[TO DO] Look for the word "with" in the entries below, then copy every line that has it.

[SUPPLIED MATERIAL]

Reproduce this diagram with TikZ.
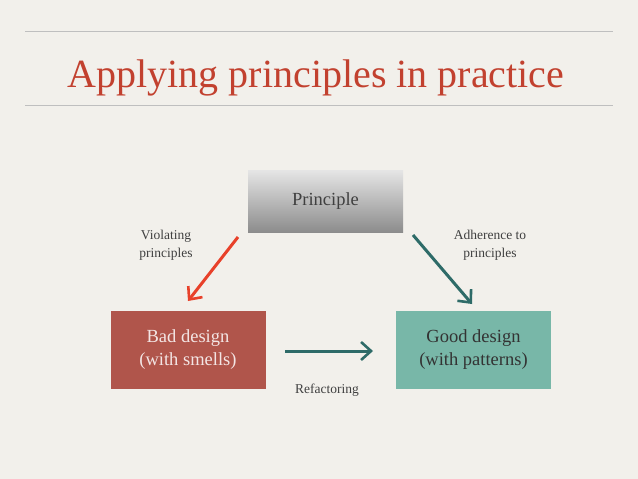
\documentclass[tikz,border=0pt]{standalone}
\usepackage{fontspec}
\setmainfont{Liberation Serif}
\usetikzlibrary{arrows.meta}
\definecolor{bg}{HTML}{F2F0EB}
\definecolor{titlered}{HTML}{C2412F}
\definecolor{badc}{HTML}{B0554B}
\definecolor{goodc}{HTML}{78B7A8}
\definecolor{arrred}{HTML}{E8412A}
\definecolor{arrteal}{HTML}{2E6B68}
\begin{document}
\begin{tikzpicture}[x=1pt,y=-1pt,
  box/.style={minimum width=155pt,minimum height=78pt,inner sep=0,align=center,font=\fontsize{18.5}{23}\selectfont},
  lbl/.style={align=center,text=black!75,font=\fontsize{13.5}{18}\selectfont},
  harrow/.style={line width=3pt,-{Straight Barb[length=10pt,width=18pt,line width=2.6pt]}}]
\fill[bg] (0,0) rectangle (638,479);
\useasboundingbox (0,0) rectangle (638,479);
\draw[black!25,line width=0.6pt] (25,31) -- (613,31);
\draw[black!25,line width=0.6pt] (25,105) -- (613,105);
\node[text=titlered,anchor=base,font=\fontsize{40}{44}\selectfont] (title) at (316,87) {Applying principles in practice};
\shade[top color=black!10,bottom color=black!45] (248,170) rectangle (403,232);
\node[box,minimum height=62pt,text=black!75] (p) at (325.5,201) {Principle};
\node[box,fill=badc,text=white!85!badc] (bad) at (188,350) {Bad design\\(with smells)};
\node[box,fill=goodc,text=black!80] (good) at (473.5,350) {Good design\\(with patterns)};
\coordinate (r1) at (238,237); \coordinate (r2) at (188,301);
\coordinate (t1) at (413,235); \coordinate (t2) at (472,304);
\coordinate (h1) at (285,351); \coordinate (h2) at (373,351);
\draw[harrow,arrred] (r1) -- (r2);
\draw[harrow,arrteal] (t1) -- (t2);
\draw[harrow,arrteal] (h1) -- (h2);
\node[lbl] (l1) at (166,245) {Violating\\principles};
\node[lbl] (l2) at (490,245) {Adherence to\\principles};
\node[lbl] (l3) at (327,390) {Refactoring};
\end{tikzpicture}
\end{document}
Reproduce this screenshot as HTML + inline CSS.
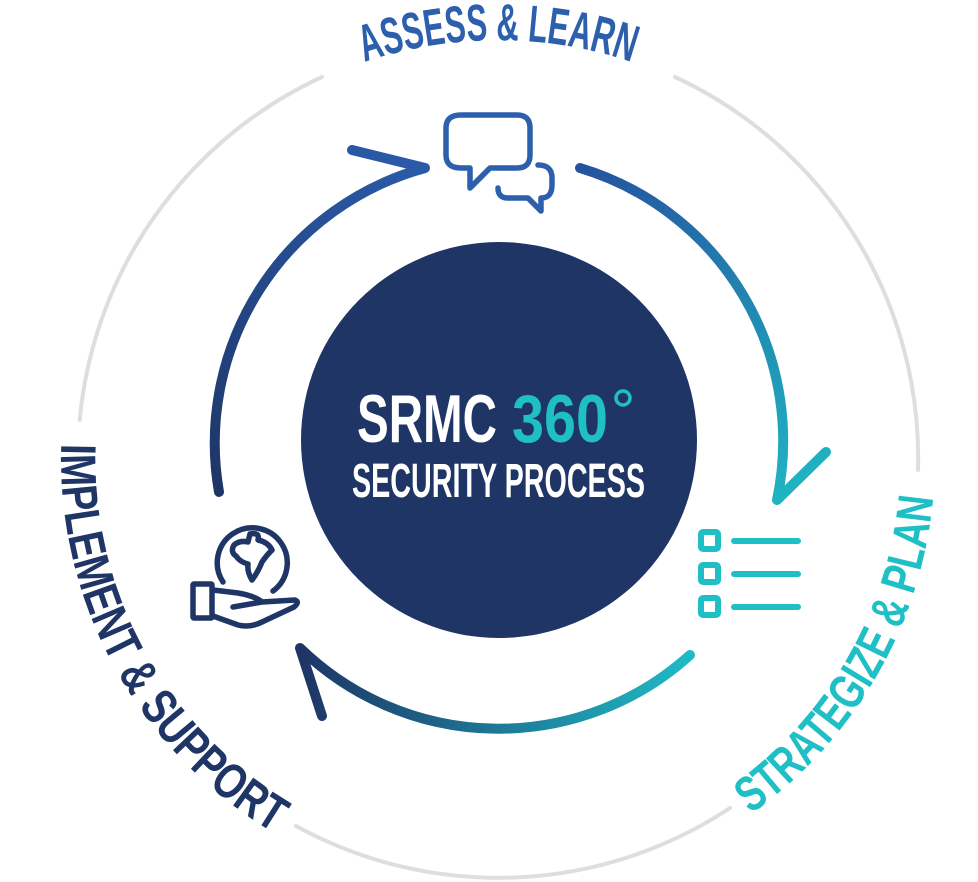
<!DOCTYPE html>
<html><head><meta charset="utf-8"><style>
html,body{margin:0;padding:0;background:#fff;}
svg{display:block;}
</style></head><body>
<svg width="978" height="882" viewBox="0 0 978 882" xmlns="http://www.w3.org/2000/svg">
<defs>
<linearGradient id="gTR" x1="580" y1="168" x2="790" y2="500" gradientUnits="userSpaceOnUse">
<stop offset="0" stop-color="#25539f"/><stop offset="1" stop-color="#1fb5c2"/></linearGradient>
<linearGradient id="gB" x1="690" y1="655" x2="300" y2="660" gradientUnits="userSpaceOnUse">
<stop offset="0" stop-color="#1fbac6"/><stop offset="1" stop-color="#1e3566"/></linearGradient>
<linearGradient id="gL" x1="220" y1="495" x2="425" y2="168" gradientUnits="userSpaceOnUse">
<stop offset="0" stop-color="#1e3566"/><stop offset="1" stop-color="#2a5aa8"/></linearGradient>
<path id="topPath" d="M80,458 A418,418 0 0 1 916,458"/>
<path id="botPath" d="M67.6,382.1 A437,437 0 1 0 928.4,382.1"/>
</defs>

<g fill="none" stroke="#dedede" stroke-width="4" stroke-linecap="round">
<path d="M79.7,420 A420,420 0 0 1 322,77"/>
<path d="M675,77 A420,420 0 0 1 918,470"/>
<path d="M730,808 A420,420 0 0 1 296,826"/>
</g>

<g fill="none" stroke-width="10" stroke-linecap="round" stroke-linejoin="round">
<path d="M580,168 A285,285 0 0 1 777,500 L826,452" stroke="url(#gTR)"/>
<path d="M690,655 A285,285 0 0 1 300,648 L322,716" stroke="url(#gB)"/>
<path d="M219,492 A285,285 0 0 1 425,168 L352,150" stroke="url(#gL)"/>
</g>

<circle cx="499" cy="440" r="198" fill="#1e3566"/>
<text x="357" y="442" font-family="Liberation Sans Narrow, Liberation Sans, sans-serif" font-weight="bold" font-size="68" fill="#fff" textLength="140" lengthAdjust="spacingAndGlyphs">SRMC</text>
<text x="512" y="442" font-family="Liberation Sans Narrow, Liberation Sans, sans-serif" font-weight="bold" font-size="68" fill="#1fbfc6" textLength="96" lengthAdjust="spacingAndGlyphs">360</text>
<circle cx="623" cy="398" r="7" fill="none" stroke="#1fbfc6" stroke-width="3.5"/>
<text x="352" y="497" font-family="Liberation Sans Narrow, Liberation Sans, sans-serif" font-weight="bold" font-size="48" fill="#fff" textLength="293" lengthAdjust="spacingAndGlyphs">SECURITY PROCESS</text>

<text font-family="Liberation Sans Narrow, Liberation Sans, sans-serif" font-weight="bold" font-size="52" fill="#2c5fac"><textPath href="#topPath" startOffset="50%" text-anchor="middle" textLength="272" lengthAdjust="spacingAndGlyphs">ASSESS &amp; LEARN</textPath></text>
<text font-family="Liberation Sans Narrow, Liberation Sans, sans-serif" font-weight="bold" font-size="50" fill="#1e3566"><textPath href="#botPath" startOffset="62" textLength="465" lengthAdjust="spacingAndGlyphs">IMPLEMENT &amp; SUPPORT</textPath></text>
<text font-family="Liberation Sans Narrow, Liberation Sans, sans-serif" font-weight="bold" font-size="50" fill="#1fbfc6"><textPath href="#botPath" startOffset="1032" textLength="377" lengthAdjust="spacingAndGlyphs">STRATEGIZE &amp; PLAN</textPath></text>

<g fill="none" stroke="#2c5fac" stroke-width="5.5" stroke-linecap="round" stroke-linejoin="round">
<path d="M461,115 H517 Q530,115 530,128 V155 Q530,168 517,168 H490 L470,188 L470,168 H461 Q446,168 446,155 V128 Q446,115 461,115 Z"/>
<path d="M538,165 Q552,165 552,178 V185 Q552,198 541,198 V211 L528,198 H508 Q498,198 498,188"/>
</g>

<g fill="none" stroke="#1fbfc6" stroke-width="6" stroke-linecap="round">
<rect x="701" y="532" width="17" height="17" rx="2"/>
<rect x="701" y="565" width="17" height="17" rx="2"/>
<rect x="701" y="598" width="17" height="17" rx="2"/>
<path d="M734,541 H798 M734,574 H798 M734,607 H798"/>
</g>

<g fill="none" stroke="#1e3566" stroke-width="5.5" stroke-linecap="round" stroke-linejoin="round">
<path d="M223,582 A35,35 0 1 1 273,591"/>
<path d="M250,534 Q260,532 258,540 Q268,542 272,550 Q266,556 262,562 Q258,572 252,580 Q247,572 248,564 Q240,562 236,556 Q230,552 234,545 Q240,540 248,542 Z"/>
<rect x="193" y="584" width="19" height="34" rx="1"/>
<path d="M213,590 L238,593 Q255,596 262,602 L233,607 M262,602 L295,600 Q300,602 294,607 L262,622 Q250,628 238,625 L213,616"/>
</g>
</svg>
</body></html>
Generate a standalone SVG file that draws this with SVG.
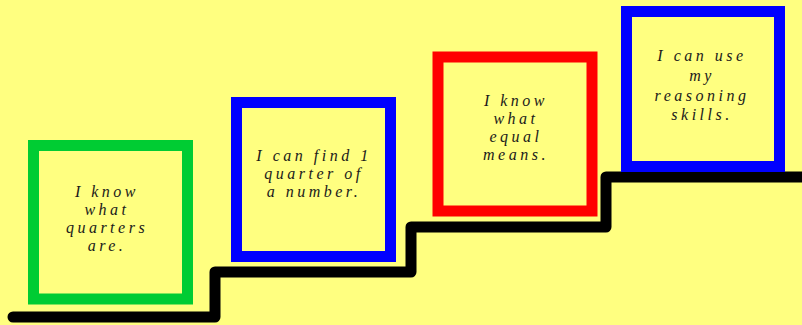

[REPLY]
Reproduce this diagram with TikZ.
\node[box,fill=badc,text=white!85!badc] (bad) at (188,350) {Bad design\\(with smells)};
\node[box,fill=goodc,text=black!80] (good) at (473.5,350) {Good design\\(with patterns)};
Generate a standalone SVG file that draws this with SVG.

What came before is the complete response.